Music "transfers its attributes to the story-line and the product, it creates coherence, making connections that are not there in the words or pictures; it even engenders meanings of its own ... the music interprets the words and pictures." A brand's, product's or service's value is enhanced by the connection to music. It adopts meanings which are inherent in the music because "the object itself is not enough to sell it; it must also be linked to some sort of personal meaning, the very essence of branding." That means that a brand or product has to pick up some kind of connotation that is added by the music. Also, a certain artist can change or shape an advert so that it fits a certain target group. "Advertising is not about what the product does but who the consumer is" and so advertisements have to find a good balance between adopting meaning from a used musical piece or artist and providing context in return to become authentic. Both the music and the advertisement can benefit from this symbiosis. There are artists and music bands that became famous through having their music inside of adverts which can in return mean to sacrifice their music to the brand.
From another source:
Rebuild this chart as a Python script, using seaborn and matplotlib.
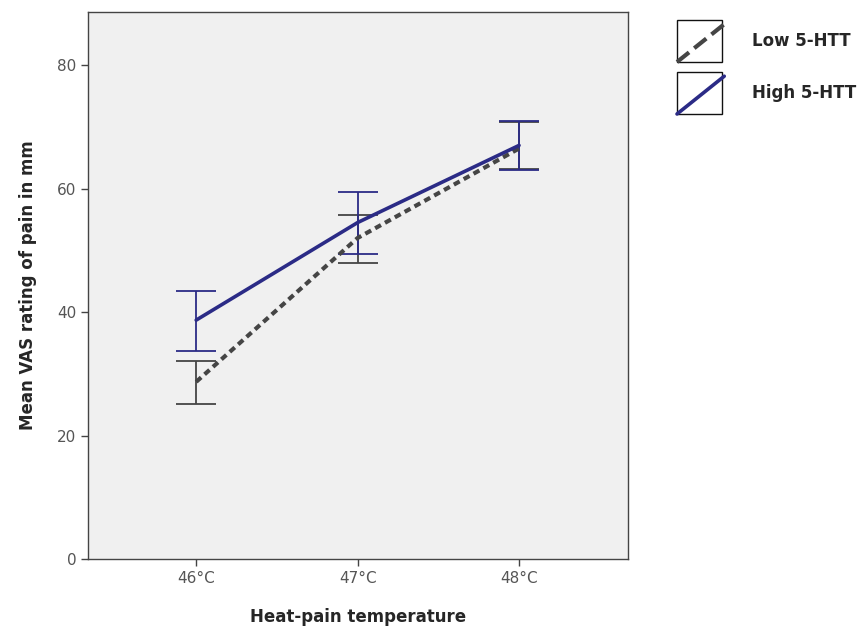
import matplotlib
matplotlib.use("Agg")
import matplotlib.pyplot as plt
import matplotlib.lines as mlines
import matplotlib.patches as mpatches
from matplotlib.legend_handler import HandlerBase
import pandas as pd
import seaborn as sns

# values
temps = ["46°C", "47°C", "48°C"]
groups = ["Low 5-HTT", "High 5-HTT"]
low_mean = [28.7, 52.0, 66.5]
low_upper = [32.1, 55.8, 70.8]
low_lower = [25.1, 47.9, 63.2]
high_mean = [38.7, 54.5, 67.0]
high_upper = [43.4, 59.4, 71.0]
high_lower = [33.7, 49.4, 63.0]

colors = {"Low 5-HTT": "#454545", "High 5-HTT": "#2b2b86"}
dashes = {"Low 5-HTT": (1.6, 1.1), "High 5-HTT": ""}

df = pd.DataFrame({
    "temp": temps * 2,
    "group": [groups[0]] * 3 + [groups[1]] * 3,
    "mean": low_mean + high_mean,
})

sns.set_style("white")
plt.rcParams["font.family"] = ["DejaVu Sans"]

fig = plt.figure(figsize=(8.63, 6.35), dpi=100)
ax = fig.add_axes([0.102, 0.1197, 0.6257, 0.8613])
ax.set_facecolor("#f0f0f0")

# error bars first so the mean lines sit on top
for g, up, lo in [(groups[0], low_upper, low_lower), (groups[1], high_upper, high_lower)]:
    m = df[df["group"] == g]["mean"].values
    ax.errorbar(range(len(temps)), m,
                yerr=[[a - b for a, b in zip(m, lo)], [a - b for a, b in zip(up, m)]],
                fmt="none", ecolor=colors[g], elinewidth=1.3, capsize=14.5, capthick=1.3,
                zorder=2)

sns.lineplot(data=df, x="temp", y="mean", hue="group", style="group",
             palette=colors, dashes=dashes, linewidth=3, sort=False,
             legend=False, ax=ax, zorder=3)
ax.get_lines()[-1].set_linewidth(2.6)

ax.set_xlim(-0.67, 2.675)
ax.set_ylim(0, 88.6)
ax.set_yticks([0, 20, 40, 60, 80])
ax.tick_params(axis="both", direction="out", length=5, width=1, color="#444444",
               labelcolor="#555555", labelsize=11, left=True, bottom=True)
for s in ax.spines.values():
    s.set_color("#444444")
    s.set_linewidth(1)

ax.set_xlabel("Heat-pain temperature", fontsize=12, fontweight="bold", labelpad=16)
ax.set_ylabel("Mean VAS rating of pain in mm", fontsize=12, fontweight="bold", labelpad=14)


class BoxLine(HandlerBase):
    def create_artists(self, legend, orig, xd, yd, w, h, fontsize, trans):
        box = mpatches.Rectangle((-xd, -yd), w, h, facecolor="white",
                                 edgecolor="#111111", lw=1, transform=trans)
        ln = mlines.Line2D([-xd, -xd + w * 1.05], [-yd, -yd + h * 0.9],
                           color=orig.get_color(), lw=orig.get_linewidth(),
                           linestyle=orig.get_linestyle(), transform=trans)
        return [box, ln]


handles = [mlines.Line2D([], [], color=colors[groups[0]], lw=3, linestyle=(0, (1.3, 1.3))),
           mlines.Line2D([], [], color=colors[groups[1]], lw=2.6)]
fig.legend(handles, groups, loc="upper left", bbox_to_anchor=(677 / 863, 1 - 20 / 635),
           frameon=False, borderpad=0, borderaxespad=0, handlelength=2.7,
           handleheight=3.5, labelspacing=0.6, handletextpad=1.8,
           prop={"weight": "bold", "size": 12}, handler_map={mlines.Line2D: BoxLine()})

fig.savefig("out.png", dpi=100)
"The joining of music culture, through either a licensed track or the appearance of an artist, with a product or service in a commercial brings new connotations to both artist [and also the music] and company while naturalizing the relationship between the two. The value of articulating popular music to a product can be seen as especially important to advertisers competing with products similar, if not identical, in use-value."

=== History ===
Since the late 1920s, music has been a fundamental part of advertising. In the earliest adverts, companies would use jingles and specially composed songs to explicitly promote the product being advertised. In 1926, the first radio jingle was for Wheaties cereal, encouraging the audience to try Wheaties. As businesses started to become aware of the influence of music on consumers in advertising, a major emphasis on music in commercial services started to play an important part in the creation of consumer attitudes and associations towards the advertised product and brand.

In 1934, "Muzak", which is best known as the leader in business music, was founded. "Muzak" is a company brand of background music played in retail stores and other companies. In 1944, the first television commercial jingle "Chiquita Banana", was broadcast across movie theaters. The jingle is described as catchy and informed the audience in various ways they can consume a banana. In the 1970s, Ronnie Bond, a jingle writer, created popular jingles such as Brank Flake's "Tasty Tasty, very very tasty" and Coco Pops' "I'd rather have a bowl of Coco Pops." In the 1980s, children became the targeted audience for advertisers, advertising children's toys during cartoons. Up until 1985, the movement of the "jingle" ended, advertisers shifted to more developed and structured full-fledged songs for advertisement. In the 1990s, now television breaks have extended 12–15 minutes per an hour-long program. Eventually, in the 21st century "jingles" made a comeback because jingles are catchy, causing the audience to associate the jingle with the product being advertised. Over the years, the use of music in advertising has not changed dramatically, it has just become more modernized and influenced by society's needs.